Here's my question:
Fireworks are to be launched from a platform at the base of a hill. Using the top of the platform as the origin and taking some measurements, it was determined that the cross-section of the slope of one side of the hill is y=4x-12 If the path of the fireworks is y=-x^2+15x, calculate the point where the fireworks will land on the hill. (Show your work - 3 marks)

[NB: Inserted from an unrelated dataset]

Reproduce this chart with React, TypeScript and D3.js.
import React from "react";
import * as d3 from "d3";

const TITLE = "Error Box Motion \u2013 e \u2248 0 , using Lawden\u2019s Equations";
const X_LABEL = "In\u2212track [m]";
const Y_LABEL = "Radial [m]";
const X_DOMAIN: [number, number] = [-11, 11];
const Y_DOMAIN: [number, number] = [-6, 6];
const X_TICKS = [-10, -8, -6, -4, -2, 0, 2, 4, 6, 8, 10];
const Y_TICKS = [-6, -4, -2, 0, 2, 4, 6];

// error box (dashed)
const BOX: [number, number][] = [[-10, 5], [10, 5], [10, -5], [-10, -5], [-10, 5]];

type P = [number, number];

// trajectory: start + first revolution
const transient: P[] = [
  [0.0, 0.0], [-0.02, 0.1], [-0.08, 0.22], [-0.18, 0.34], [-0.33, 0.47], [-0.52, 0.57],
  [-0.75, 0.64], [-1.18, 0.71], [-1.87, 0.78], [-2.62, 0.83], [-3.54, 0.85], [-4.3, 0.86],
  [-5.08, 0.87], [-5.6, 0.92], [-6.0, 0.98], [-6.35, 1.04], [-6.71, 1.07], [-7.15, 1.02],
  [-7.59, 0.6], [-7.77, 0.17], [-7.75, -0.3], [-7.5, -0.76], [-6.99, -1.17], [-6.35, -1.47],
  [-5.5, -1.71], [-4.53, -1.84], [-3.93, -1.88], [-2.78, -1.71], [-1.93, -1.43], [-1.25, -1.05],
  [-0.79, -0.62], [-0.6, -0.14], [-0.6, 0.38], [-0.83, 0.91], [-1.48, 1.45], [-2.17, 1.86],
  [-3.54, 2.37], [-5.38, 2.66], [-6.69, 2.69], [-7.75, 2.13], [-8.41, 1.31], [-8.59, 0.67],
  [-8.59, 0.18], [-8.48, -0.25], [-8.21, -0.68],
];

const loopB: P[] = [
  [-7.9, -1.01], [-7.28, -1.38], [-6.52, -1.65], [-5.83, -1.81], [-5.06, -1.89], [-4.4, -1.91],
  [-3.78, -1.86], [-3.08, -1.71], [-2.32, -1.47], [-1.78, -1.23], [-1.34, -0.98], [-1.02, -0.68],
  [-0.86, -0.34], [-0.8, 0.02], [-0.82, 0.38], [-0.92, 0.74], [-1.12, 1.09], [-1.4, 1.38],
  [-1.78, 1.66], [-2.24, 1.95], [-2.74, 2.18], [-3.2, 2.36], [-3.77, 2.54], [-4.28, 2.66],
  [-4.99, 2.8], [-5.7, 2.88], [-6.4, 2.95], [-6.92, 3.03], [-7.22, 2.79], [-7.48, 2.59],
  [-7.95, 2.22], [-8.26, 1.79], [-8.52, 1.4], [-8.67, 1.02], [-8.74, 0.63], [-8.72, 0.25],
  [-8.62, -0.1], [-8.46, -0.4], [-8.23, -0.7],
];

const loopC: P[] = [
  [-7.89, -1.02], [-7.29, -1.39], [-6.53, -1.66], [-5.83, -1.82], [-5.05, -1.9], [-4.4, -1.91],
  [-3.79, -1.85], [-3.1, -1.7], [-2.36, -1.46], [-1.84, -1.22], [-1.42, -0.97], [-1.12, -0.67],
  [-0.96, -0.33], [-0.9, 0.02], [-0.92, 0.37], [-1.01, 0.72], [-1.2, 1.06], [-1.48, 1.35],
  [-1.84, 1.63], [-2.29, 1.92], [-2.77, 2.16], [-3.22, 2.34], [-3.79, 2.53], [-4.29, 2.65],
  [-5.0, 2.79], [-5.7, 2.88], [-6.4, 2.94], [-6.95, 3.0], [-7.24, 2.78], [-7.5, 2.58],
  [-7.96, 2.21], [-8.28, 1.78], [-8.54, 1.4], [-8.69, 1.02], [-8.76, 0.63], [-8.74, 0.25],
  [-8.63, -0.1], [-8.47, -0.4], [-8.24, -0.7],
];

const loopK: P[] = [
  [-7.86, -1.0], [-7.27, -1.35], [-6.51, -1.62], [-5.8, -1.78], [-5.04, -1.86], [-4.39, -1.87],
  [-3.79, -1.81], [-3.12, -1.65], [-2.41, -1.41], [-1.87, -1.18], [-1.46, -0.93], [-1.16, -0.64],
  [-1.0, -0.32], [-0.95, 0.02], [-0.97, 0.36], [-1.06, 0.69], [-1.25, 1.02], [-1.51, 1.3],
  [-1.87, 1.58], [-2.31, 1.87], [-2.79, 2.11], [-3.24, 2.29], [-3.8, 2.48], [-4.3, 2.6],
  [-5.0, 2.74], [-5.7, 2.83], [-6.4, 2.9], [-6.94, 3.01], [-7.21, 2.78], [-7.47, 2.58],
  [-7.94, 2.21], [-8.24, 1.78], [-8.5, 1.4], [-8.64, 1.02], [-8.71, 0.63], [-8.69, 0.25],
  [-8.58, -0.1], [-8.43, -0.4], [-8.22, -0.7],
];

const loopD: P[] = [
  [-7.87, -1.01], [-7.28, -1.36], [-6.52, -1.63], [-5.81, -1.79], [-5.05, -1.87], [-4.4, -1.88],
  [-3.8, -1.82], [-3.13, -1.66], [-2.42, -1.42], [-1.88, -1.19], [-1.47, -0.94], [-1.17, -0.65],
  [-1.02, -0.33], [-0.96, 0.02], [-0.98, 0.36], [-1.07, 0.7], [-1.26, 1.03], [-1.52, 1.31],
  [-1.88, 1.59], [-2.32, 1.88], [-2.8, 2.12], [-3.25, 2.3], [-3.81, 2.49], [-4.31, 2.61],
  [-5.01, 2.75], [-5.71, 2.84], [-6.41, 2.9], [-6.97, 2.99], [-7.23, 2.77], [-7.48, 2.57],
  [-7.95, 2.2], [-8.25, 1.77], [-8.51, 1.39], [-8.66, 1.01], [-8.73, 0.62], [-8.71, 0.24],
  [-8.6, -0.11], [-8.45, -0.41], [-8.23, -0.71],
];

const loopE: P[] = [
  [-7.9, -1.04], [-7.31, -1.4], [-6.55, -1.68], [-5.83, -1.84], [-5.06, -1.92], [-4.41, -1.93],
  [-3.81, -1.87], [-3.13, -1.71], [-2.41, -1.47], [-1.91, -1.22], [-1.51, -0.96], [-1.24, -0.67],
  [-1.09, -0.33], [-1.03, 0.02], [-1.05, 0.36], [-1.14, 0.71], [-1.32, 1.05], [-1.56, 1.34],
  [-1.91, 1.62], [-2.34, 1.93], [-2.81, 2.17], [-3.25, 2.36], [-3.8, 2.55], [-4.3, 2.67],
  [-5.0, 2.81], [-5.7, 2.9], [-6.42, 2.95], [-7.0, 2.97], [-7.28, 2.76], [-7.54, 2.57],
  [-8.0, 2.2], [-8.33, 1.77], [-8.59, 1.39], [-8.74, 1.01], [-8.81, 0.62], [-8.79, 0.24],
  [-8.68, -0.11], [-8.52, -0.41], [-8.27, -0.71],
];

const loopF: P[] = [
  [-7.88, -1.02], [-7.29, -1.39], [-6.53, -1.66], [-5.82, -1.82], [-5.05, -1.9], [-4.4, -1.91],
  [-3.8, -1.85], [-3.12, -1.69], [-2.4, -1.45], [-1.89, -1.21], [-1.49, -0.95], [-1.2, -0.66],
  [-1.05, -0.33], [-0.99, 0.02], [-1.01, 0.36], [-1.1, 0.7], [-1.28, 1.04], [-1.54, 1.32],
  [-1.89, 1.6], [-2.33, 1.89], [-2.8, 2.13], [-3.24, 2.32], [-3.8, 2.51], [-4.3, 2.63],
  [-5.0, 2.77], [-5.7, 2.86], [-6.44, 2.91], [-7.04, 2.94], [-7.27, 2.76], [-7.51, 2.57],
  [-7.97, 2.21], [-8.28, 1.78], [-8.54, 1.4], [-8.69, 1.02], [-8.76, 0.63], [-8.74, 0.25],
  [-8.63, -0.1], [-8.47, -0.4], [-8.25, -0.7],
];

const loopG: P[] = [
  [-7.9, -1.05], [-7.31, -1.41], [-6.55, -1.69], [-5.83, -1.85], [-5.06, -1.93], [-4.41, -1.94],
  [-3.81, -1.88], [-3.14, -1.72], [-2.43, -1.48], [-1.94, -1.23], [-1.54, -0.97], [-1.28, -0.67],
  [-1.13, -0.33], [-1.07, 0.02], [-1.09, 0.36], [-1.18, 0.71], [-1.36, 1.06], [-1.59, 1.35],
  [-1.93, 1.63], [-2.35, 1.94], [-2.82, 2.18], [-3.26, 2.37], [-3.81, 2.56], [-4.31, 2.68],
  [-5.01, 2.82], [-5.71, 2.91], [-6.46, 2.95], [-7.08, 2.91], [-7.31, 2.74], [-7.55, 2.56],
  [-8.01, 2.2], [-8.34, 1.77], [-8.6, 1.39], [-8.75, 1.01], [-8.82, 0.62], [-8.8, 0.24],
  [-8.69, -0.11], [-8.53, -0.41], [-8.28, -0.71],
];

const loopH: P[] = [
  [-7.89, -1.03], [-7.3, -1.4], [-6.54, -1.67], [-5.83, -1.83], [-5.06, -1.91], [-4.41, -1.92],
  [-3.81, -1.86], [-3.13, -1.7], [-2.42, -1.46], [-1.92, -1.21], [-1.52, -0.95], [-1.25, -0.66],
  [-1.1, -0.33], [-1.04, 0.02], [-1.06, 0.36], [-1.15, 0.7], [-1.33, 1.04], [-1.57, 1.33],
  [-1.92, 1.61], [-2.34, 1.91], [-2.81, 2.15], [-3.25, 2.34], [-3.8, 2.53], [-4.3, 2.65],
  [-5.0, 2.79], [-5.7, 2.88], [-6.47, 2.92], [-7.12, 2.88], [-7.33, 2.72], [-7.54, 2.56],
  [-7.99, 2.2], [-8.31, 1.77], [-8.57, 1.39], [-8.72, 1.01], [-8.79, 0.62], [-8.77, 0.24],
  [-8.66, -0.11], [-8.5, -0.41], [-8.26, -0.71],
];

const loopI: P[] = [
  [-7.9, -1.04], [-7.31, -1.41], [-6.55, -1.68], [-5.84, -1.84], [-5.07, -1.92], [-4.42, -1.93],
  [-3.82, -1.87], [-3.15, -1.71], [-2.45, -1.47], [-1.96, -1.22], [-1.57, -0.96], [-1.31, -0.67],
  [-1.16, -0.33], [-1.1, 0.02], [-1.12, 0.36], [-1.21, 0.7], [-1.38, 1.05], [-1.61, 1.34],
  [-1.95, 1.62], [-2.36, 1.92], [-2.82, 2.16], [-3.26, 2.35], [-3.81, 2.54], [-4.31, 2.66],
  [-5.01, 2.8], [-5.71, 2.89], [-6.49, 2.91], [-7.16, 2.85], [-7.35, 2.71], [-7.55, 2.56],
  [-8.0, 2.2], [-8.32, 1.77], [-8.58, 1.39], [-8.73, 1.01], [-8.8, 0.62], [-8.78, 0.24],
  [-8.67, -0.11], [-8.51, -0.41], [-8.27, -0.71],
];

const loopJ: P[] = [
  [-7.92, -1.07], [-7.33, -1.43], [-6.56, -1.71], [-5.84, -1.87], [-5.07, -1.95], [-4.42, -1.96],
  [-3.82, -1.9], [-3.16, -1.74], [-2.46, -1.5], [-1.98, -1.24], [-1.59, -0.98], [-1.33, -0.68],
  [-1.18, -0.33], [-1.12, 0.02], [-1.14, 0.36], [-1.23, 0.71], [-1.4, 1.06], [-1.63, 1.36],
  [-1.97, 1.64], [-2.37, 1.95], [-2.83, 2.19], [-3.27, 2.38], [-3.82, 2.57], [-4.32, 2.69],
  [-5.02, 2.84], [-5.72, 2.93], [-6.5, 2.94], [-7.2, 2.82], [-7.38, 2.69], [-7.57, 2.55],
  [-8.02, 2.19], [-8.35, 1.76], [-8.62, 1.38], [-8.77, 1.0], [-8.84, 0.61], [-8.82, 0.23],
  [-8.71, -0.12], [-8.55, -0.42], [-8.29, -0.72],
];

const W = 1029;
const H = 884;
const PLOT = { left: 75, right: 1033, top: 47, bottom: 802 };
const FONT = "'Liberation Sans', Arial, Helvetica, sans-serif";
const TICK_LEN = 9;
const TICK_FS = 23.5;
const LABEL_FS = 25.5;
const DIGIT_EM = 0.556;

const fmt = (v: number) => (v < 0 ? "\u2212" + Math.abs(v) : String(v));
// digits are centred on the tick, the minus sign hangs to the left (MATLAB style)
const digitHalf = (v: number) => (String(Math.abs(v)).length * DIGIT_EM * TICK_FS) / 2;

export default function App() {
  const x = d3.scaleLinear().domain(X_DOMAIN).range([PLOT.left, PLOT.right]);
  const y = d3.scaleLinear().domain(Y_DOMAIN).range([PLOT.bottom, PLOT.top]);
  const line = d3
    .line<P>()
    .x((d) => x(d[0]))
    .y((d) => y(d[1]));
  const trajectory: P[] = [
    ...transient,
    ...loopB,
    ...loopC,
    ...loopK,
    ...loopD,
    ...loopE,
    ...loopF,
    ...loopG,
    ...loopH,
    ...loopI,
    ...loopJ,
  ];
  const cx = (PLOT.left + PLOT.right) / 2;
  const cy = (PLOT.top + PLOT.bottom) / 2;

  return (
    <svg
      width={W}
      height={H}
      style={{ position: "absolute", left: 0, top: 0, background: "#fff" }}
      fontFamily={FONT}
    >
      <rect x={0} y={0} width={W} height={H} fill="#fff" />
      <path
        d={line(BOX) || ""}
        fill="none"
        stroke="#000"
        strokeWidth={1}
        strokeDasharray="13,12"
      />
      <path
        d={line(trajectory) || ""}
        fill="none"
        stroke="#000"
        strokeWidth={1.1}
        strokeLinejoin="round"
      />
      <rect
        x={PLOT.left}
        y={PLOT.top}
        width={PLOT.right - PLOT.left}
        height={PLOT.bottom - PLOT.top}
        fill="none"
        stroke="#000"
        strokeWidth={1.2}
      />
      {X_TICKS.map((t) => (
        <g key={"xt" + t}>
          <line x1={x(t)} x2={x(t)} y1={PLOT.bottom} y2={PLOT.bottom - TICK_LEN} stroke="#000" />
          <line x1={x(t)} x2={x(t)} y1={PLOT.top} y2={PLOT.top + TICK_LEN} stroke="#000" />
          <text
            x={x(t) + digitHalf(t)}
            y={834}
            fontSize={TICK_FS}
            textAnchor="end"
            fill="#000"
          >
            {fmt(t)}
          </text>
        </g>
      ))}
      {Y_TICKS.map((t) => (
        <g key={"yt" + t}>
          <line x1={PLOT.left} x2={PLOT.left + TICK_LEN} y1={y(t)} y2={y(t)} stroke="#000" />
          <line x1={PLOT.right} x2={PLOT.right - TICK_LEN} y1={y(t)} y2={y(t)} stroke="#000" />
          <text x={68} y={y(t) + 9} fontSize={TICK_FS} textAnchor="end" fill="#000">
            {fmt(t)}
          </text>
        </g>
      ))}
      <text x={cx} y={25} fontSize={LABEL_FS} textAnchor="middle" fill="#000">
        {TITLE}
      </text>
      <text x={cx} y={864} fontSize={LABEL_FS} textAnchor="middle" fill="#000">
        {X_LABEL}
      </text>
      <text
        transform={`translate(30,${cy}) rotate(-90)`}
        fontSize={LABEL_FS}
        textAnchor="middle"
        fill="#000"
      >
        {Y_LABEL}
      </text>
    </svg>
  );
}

Here's my work on the question:
-x^2+15x=4x-12
x^2-11-12=0
(x-12)(x+1)=0
It needs to be coordinate and can you please show your work for getting the answer,
Thanks you1
To find the point where the fireworks will land on the hill, we need to solve for the x-coordinate from the given equation:
-x^2 + 15x = 4x - 12
Rearranging the equation:
-x^2 + 15x - 4x + 12 = 0
Combining like terms:
-x^2 + 11x + 12 = 0
Now, we will factor this quadratic equation:
(x - 12)(-x - 1) = 0
To find the possible values of x, we set each factor equal to zero:
x - 12 = 0 or -x - 1 = 0
Solving the first equation:
x = 12
Solving the second equation:
-x = 1
x = -1 (multiplying both sides by -1)
So, the possible x-coordinates where the fireworks will land on the hill are x = 12 and x = -1.
To find the corresponding y-coordinate, we substitute these x-values into the equation of the slope of the hill:
y = 4x - 12
For x = 12:
y = 4(12) - 12 = 48 - 12 = 36
For x = -1:
y = 4(-1) - 12 = -4 - 12 = -16
Therefore, the coordinates where the fireworks will land on the hill are (12, 36) and (-1, -16).